In 1997, MHS announced the upcoming book series, published jointly with MDAH and the University Press of Mississippi and through funding by the Phil Hardin Foundation, The Heritage of Mississippi Series to celebrate Mississippi’s bicentennial. The goal of this series is to publish fifteen books covering the heritage of Mississippi in sections and eras relevant to the history of the state for the purpose of educating readers on the history and culture of Mississippi. So far eight of the fifteen have been produced.

In 2007, Mississippi State University history professor emeritus John F. Marszalek served as president of the Mississippi Historical Society. He is renowned for his original and creative work on the history of the Civil War and Reconstruction. His ascendancy to the presidency of the society is notable considering that he is one of the few northern-born members to serve in that position. During the early 2000s, the MHS repeatedly honored historians for their work on Mississippi history, notably Charles C. Bolton—Department Chair at the University of North Carolina at Greensboro and author of the highly critical 2005 book The Hardest Deal of All: The Battle Over School Integration in Mississippi, 1870-1980.
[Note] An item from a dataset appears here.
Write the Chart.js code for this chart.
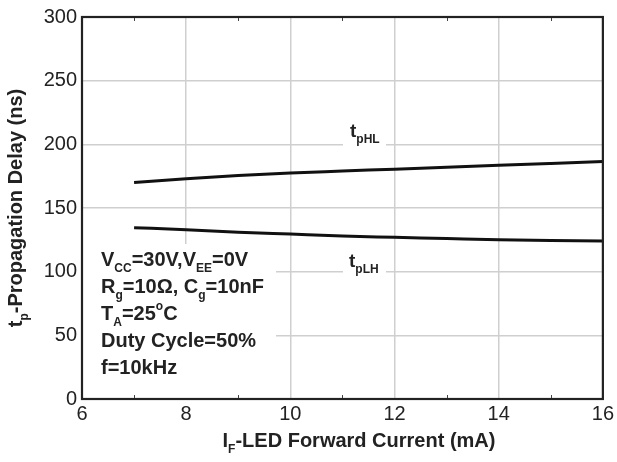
<!DOCTYPE html>
<html>
<head>
<meta charset="utf-8">
<script src="https://cdn.jsdelivr.net/npm/chart.js@4.4.0/dist/chart.umd.min.js"></script>
<style>
    html, body { margin: 0; padding: 0; background: #fff; }
    #wrap { width: 617px; height: 462px; }
</style>
</head>
<body>
<div id="wrap"><canvas id="delayChart" width="617" height="462"></canvas></div>
<script>
// forward current (mA) and delays (ns)
const current = [7, 8, 9, 10, 11, 12, 13, 14, 15, 16];
const tpHL = [170, 173, 175.5, 177.5, 179, 180.5, 182, 183.5, 185, 186.5];
const tpLH = [134.5, 133, 131, 129.5, 128, 127, 126, 125, 124.5, 124];
const xTicks = [6, 8, 10, 12, 14, 16];
const yTicks = [0, 50, 100, 150, 200, 250, 300];

const FONT = "'Liberation Sans', Arial, sans-serif";
const INK = '#222';

// draws text with sub/superscript parts, returns end x
function drawRich(ctx, x, y, parts, size) {
    parts.forEach(p => {
        let s = size, dy = 0;
        if (p.sub) { s = Math.round(size * 0.62); dy = size * 0.3; }
        if (p.sup) { s = Math.round(size * 0.62); dy = -size * 0.5; }
        ctx.font = 'bold ' + s + 'px ' + FONT;
        ctx.fillText(p.t, x, y + dy);
        x += ctx.measureText(p.t).width;
    });
    return x;
}
function richWidth(ctx, parts, size) {
    let w = 0;
    parts.forEach(p => {
        const s = (p.sub || p.sup) ? Math.round(size * 0.62) : size;
        ctx.font = 'bold ' + s + 'px ' + FONT;
        w += ctx.measureText(p.t).width;
    });
    return w;
}

const notes = [
    [{t: 'V'}, {t: 'CC', sub: true}, {t: '=30V,V'}, {t: 'EE', sub: true}, {t: '=0V'}],
    [{t: 'R'}, {t: 'g', sub: true}, {t: '=10\u03A9, C'}, {t: 'g', sub: true}, {t: '=10nF'}],
    [{t: 'T'}, {t: 'A', sub: true}, {t: '=25'}, {t: 'o', sup: true}, {t: 'C'}],
    [{t: 'Duty Cycle=50%'}],
    [{t: 'f=10kHz'}]
];

const decorPlugin = {
    id: 'decor',
    beforeDatasetsDraw(chart) {
        const {ctx, chartArea: a} = chart;
        ctx.save();
        ctx.fillStyle = '#fff';
        // box behind the conditions text
        ctx.fillRect(a.left + 1, 244, 275 - a.left, a.bottom - 244);
        // boxes behind the curve labels
        ctx.fillRect(343, 120, 43, 30);
        ctx.fillRect(343, 250, 43, 30);
        ctx.restore();
    },
    afterDatasetsDraw(chart) {
        const {ctx, chartArea: a, scales} = chart;
        ctx.save();
        // minor ticks on top and bottom
        ctx.strokeStyle = '#444';
        ctx.lineWidth = 1;
        for (let v = 7; v < 16; v += 2) {
            const px = Math.round(scales.x.getPixelForValue(v)) + 0.5;
            ctx.beginPath();
            ctx.moveTo(px, a.top); ctx.lineTo(px, a.top + 4);
            ctx.moveTo(px, a.bottom); ctx.lineTo(px, a.bottom - 4);
            ctx.stroke();
        }
        // frame
        ctx.strokeStyle = INK;
        ctx.lineWidth = 2.2;
        ctx.strokeRect(a.left, a.top, a.right - a.left, a.bottom - a.top);

        ctx.fillStyle = INK;
        ctx.textBaseline = 'alphabetic';
        ctx.textAlign = 'left';
        // conditions text
        const baseY = [266, 293, 320, 347, 374];
        notes.forEach((line, i) => drawRich(ctx, 101, baseY[i], line, 20));
        // curve labels
        drawRich(ctx, 350, 137, [{t: 't'}, {t: 'pHL', sub: true}], 19);
        drawRich(ctx, 349, 267, [{t: 't'}, {t: 'pLH', sub: true}], 19);

        // x axis title (sits a little right of the plot centre in the original)
        const xt = [{t: 'I'}, {t: 'F', sub: true}, {t: '-LED Forward Current (mA)'}];
        const xw = richWidth(ctx, xt, 20);
        drawRich(ctx, 359 - xw / 2, 447, xt, 20);

        // y axis title
        const yt = [{t: 't'}, {t: 'p', sub: true}, {t: '-Propagation Delay (ns)'}];
        const yw = richWidth(ctx, yt, 20);
        ctx.translate(22, (a.top + a.bottom) / 2);
        ctx.rotate(-Math.PI / 2);
        drawRich(ctx, -yw / 2, 0, yt, 20);
        ctx.restore();
    }
};

const ctx = document.getElementById('delayChart').getContext('2d');
new Chart(ctx, {
    type: 'line',
    data: {
        datasets: [
            {
                label: 'tpHL',
                data: current.map((c, i) => ({x: c, y: tpHL[i]})),
                borderColor: '#111',
                borderWidth: 3,
                pointRadius: 0,
                tension: 0.4,
                cubicInterpolationMode: 'monotone'
            },
            {
                label: 'tpLH',
                data: current.map((c, i) => ({x: c, y: tpLH[i]})),
                borderColor: '#111',
                borderWidth: 3,
                pointRadius: 0,
                tension: 0.4,
                cubicInterpolationMode: 'monotone'
            }
        ]
    },
    options: {
        responsive: false,
        animation: false,
        layout: { padding: { top: 15, right: 13, left: 0, bottom: 0 } },
        plugins: { legend: { display: false }, tooltip: { enabled: false } },
        scales: {
            x: {
                type: 'linear',
                min: 6, max: 16,
                afterBuildTicks: s => { s.ticks = xTicks.map(v => ({value: v})); },
                afterFit: s => { s.height = 63; },
                grid: { color: '#cfcfcf', lineWidth: 1.5, drawTicks: false },
                border: { display: false },
                ticks: { color: INK, padding: 3, font: { family: FONT, size: 20 } }
            },
            y: {
                min: 0, max: 300,
                afterBuildTicks: s => { s.ticks = yTicks.map(v => ({value: v})); },
                afterFit: s => { s.width = 82; },
                grid: { color: '#cfcfcf', lineWidth: 1.5, drawTicks: false },
                border: { display: false },
                ticks: { color: INK, padding: 5, font: { family: FONT, size: 20 } }
            }
        }
    },
    plugins: [decorPlugin]
});
</script>
</body>
</html>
In addition, in 2007 the MHS invited Bolton and James W. Loewen, author of The Mississippi Chinese: Between Black and White, to speak at the annual meeting. Loewen is notable for filing a federal lawsuit against the state of Mississippi in 1975 over the state's rejection of his textbook, Mississippi: Conflict & Change, co-authored by historian Charles Sallis, from use in the state's public schools.

=== Annual Awards ===
MHS presents writing awards to those with especially notable master's thesis and dissertations biennially. Each year awards for the "Lifetime Achievement for Contributions to Mississippi," "Teacher of the Year" (for a secondary school socials studies teacher in Mississippi), "Outstanding Local Historical Society Award," and Merit Awards for the presentation and promotion of history are all allotted by the Mississippi Historical Society.